**Required work**
Your task is to retype the lines from the opening of the material through the line that includes "from bokeh.resources import INLINE". Do not copy the pictures.

══════════

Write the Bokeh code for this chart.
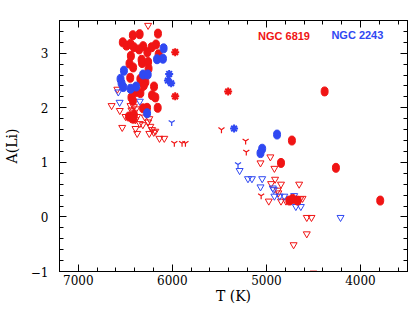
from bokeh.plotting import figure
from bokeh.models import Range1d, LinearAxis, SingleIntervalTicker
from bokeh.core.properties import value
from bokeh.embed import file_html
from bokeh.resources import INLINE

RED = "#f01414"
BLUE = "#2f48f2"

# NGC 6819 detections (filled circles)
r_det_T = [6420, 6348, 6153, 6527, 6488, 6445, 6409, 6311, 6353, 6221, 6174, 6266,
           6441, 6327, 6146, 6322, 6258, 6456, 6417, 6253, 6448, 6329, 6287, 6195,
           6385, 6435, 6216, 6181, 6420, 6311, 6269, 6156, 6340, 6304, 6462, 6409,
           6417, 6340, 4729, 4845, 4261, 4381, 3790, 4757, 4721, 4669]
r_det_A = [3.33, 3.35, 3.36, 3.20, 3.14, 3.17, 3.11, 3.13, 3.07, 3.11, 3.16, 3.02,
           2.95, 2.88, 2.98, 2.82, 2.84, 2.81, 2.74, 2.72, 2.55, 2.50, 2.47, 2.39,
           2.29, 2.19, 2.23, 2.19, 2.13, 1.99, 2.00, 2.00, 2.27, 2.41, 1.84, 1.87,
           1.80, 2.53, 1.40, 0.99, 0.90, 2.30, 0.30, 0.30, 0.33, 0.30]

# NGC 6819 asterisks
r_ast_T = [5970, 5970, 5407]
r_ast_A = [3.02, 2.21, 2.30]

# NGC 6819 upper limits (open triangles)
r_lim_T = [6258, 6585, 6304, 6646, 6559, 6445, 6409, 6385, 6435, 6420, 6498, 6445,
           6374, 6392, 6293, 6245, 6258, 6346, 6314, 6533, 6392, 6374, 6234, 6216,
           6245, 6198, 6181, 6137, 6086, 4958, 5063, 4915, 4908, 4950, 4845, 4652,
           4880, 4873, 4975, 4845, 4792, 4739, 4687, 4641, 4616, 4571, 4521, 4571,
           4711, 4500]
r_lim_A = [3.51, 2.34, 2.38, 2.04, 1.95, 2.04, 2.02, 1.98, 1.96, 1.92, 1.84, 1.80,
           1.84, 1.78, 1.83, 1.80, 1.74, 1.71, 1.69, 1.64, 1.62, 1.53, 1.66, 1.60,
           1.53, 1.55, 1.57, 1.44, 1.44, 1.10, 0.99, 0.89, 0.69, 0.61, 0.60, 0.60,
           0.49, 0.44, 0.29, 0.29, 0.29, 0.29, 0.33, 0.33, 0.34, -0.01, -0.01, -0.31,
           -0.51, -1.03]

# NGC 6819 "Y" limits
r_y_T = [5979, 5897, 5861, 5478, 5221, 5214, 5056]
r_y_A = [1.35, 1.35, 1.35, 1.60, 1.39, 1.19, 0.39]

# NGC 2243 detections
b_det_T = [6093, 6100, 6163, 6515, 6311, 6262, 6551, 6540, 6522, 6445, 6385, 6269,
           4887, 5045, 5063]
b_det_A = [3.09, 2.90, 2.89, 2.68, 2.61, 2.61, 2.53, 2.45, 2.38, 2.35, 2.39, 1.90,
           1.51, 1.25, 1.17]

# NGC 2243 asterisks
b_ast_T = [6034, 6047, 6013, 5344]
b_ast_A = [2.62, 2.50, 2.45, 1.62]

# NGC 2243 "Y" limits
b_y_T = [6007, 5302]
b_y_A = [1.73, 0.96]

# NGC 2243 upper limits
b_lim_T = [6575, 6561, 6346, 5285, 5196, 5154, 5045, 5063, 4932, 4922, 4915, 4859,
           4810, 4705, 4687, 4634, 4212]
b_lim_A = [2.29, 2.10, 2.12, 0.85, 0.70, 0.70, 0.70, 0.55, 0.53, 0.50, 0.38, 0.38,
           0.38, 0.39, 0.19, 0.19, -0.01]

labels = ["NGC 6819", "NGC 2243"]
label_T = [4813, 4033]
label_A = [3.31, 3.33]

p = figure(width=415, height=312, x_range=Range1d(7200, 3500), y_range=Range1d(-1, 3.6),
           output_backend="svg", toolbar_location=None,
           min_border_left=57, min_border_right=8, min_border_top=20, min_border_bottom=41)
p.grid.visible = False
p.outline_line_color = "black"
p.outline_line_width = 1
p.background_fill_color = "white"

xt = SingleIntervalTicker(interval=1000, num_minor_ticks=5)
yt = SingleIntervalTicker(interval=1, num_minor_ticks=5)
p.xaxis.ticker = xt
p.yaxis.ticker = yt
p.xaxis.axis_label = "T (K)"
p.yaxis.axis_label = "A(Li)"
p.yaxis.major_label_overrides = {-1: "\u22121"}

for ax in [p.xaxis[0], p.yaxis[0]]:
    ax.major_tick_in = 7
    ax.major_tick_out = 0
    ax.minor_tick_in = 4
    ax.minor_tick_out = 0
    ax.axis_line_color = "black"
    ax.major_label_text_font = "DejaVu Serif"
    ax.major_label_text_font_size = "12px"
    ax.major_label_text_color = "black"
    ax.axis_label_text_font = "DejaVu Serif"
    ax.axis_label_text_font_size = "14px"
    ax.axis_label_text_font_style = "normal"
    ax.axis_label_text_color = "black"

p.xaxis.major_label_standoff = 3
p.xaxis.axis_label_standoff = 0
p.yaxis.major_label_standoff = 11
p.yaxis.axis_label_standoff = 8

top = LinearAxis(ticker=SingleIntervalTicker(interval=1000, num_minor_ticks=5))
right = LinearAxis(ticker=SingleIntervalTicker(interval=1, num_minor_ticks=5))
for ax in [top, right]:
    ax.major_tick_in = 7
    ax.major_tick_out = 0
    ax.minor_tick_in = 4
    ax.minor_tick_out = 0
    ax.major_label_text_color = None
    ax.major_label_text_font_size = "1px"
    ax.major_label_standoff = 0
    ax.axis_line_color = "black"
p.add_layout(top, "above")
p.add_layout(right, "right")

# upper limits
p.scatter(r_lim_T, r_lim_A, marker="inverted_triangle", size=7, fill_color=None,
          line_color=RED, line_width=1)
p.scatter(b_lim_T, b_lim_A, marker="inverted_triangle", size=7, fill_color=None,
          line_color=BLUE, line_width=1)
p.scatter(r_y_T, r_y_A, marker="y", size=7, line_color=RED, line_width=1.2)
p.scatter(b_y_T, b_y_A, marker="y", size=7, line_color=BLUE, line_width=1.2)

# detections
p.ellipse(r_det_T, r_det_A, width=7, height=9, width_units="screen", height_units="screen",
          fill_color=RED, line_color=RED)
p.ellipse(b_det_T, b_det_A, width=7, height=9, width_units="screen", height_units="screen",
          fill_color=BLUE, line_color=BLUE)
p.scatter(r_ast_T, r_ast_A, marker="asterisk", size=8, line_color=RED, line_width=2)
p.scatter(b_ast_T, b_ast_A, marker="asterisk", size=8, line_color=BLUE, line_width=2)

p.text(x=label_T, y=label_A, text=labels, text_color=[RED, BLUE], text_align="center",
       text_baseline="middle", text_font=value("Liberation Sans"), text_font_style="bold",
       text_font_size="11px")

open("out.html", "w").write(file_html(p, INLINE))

══════════

**Output**
Write the Bokeh code for this chart.
from bokeh.plotting import figure
from bokeh.models import Range1d, LinearAxis, SingleIntervalTicker
from bokeh.core.properties import value
from bokeh.embed import file_html
from bokeh.resources import INLINE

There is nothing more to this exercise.